転生思想の功罪
転生思想は、もともと古代インドの思想でしたが、初期の仏教では、善業によって善の世界に、悪行によって悪の世界に生まれ変わると説いています。
この転生思想によれば、人間はその行いによって畜生に生まれ変わったり、逆に、現世の畜生が来世には人間となって生まれ変わって来ることもあると言います。
……だから、私達は行いを正しくしなければいけませんよ、などとこじつけてみれば、これは、いかにも教育的な物語の世界そのものです。
にもかかわらず、現在、わが国でも転生という事を信じている宗教関係者や神霊能力者、行者、加持祈祷師が大勢いることにびっくりしてしまいます。
隈本確先生は、この転生思想というものについて、人間界のモラルを保たれるために考えだされた方便の教えであると解釈しています。
それを大の大人が真に受けて、現世での過ごし方次第ではキツネやタヌキ、ヘビ、ネコなどに生まれ変わるなどと言っているのだから、いったい、世の中どうなっているのでしょうか。
ある種の不安と恐ろしささえ感じてしまいます。
それでも、キツネやタヌキに生まれ変わるなど言うのはまだ愛嬌がありますが、人間が魚やクモ、ハエ、カに生まれ変わるなどというのはまだそんなことをまじめに説いている宗教関係者、神霊研究家は、一度、精神科へでも行って、とくと頭を冷やしたほうが良いでしょう。
一般の人たちにとっては、精神世界のことがら全体が全く常識外のことなのですから、その正解の判断がつかなくても、ある程度はしかたがないとは思います。
しかし、それにしても、人間が小さな昆虫のたぐいに生まれ変わるなど、ちょっと考えられないことではないでしょうか。
隈本確先生の場合は、神霊能力があるがゆえに、神霊世界の常識、非常識についても、はっきりとわかるのです。
教えの世界の宗教者や神霊研究家「非神霊能力者」が、あたかも神霊世界の熟知者であるかのような言動をすることは、大いに慎まなければならないことです。
前世思想は当たり前になっている
>キツネやタヌキに生まれ変わるなど言うのはまだ愛嬌がありますが、人間が魚やクモ、ハエ、カに生まれ変わるなどというのはまだそんなことをまじめに説いている宗教関係者、神霊研究家は、一度、精神科へでも行って、とくと頭を冷やしたほうが良いでしょう。

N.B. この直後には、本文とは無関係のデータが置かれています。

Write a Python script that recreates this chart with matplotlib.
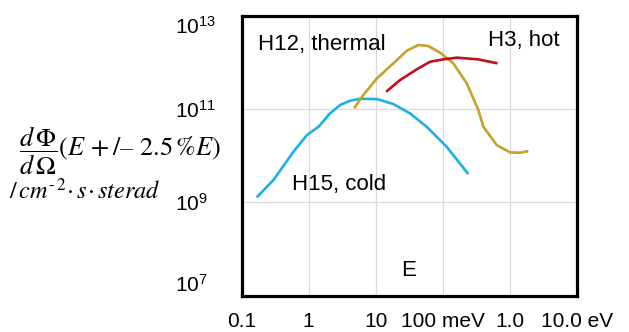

実は私の子供の頃、大人から言われていたのはこの説でした。
子供だった私は、本気で信じていました。
悪いことをしたり、ウソをつくと次に生まれ変わるときは何に生まれ変わるかわからないよ、と言われていました。
だから、一所懸命いい子でいようと思っていても、子供ですから夢中になると、そんな事はすっかり忘れて、大人からいけないと言われていたことをしたりしていました。
今自分の子供の頃のことを思い出すと、思わずニヤリとします。
成長して大きくなると、小さい頃のことはすっかり忘れていました。
でも、大人になって世間の人達を見ると、前世は当たり前で、次に生まれ変わったら幸せな人生を……という会話が普通に聞きます。
中には、今私がうまくいかないのは、前世に悪いことをしたからだわ、とそう思う事で納得している人もけっこういたりします。
これはこれで、本人が納得できるもとになるのならいいのかな……と、何となく引っかかるものがありますが……
私は、隈本確先生の前世はない、という話を読んでホッとしました。
というのは、本当かどうかわからないし、本人も全く記憶がない犯罪を仕立て上げているわけですから、えん罪だと思っています。
>教えの世界の宗教者や神霊研究家「非神霊能力者」が、あたかも神霊世界の熟知者であるかのような言動をすることは、大いに慎まなければならないことです。
残念ですが、現実の世界ではまかり通っています。
そして、自信たっぷりにウソの言動を、信じる人たちが一定数います。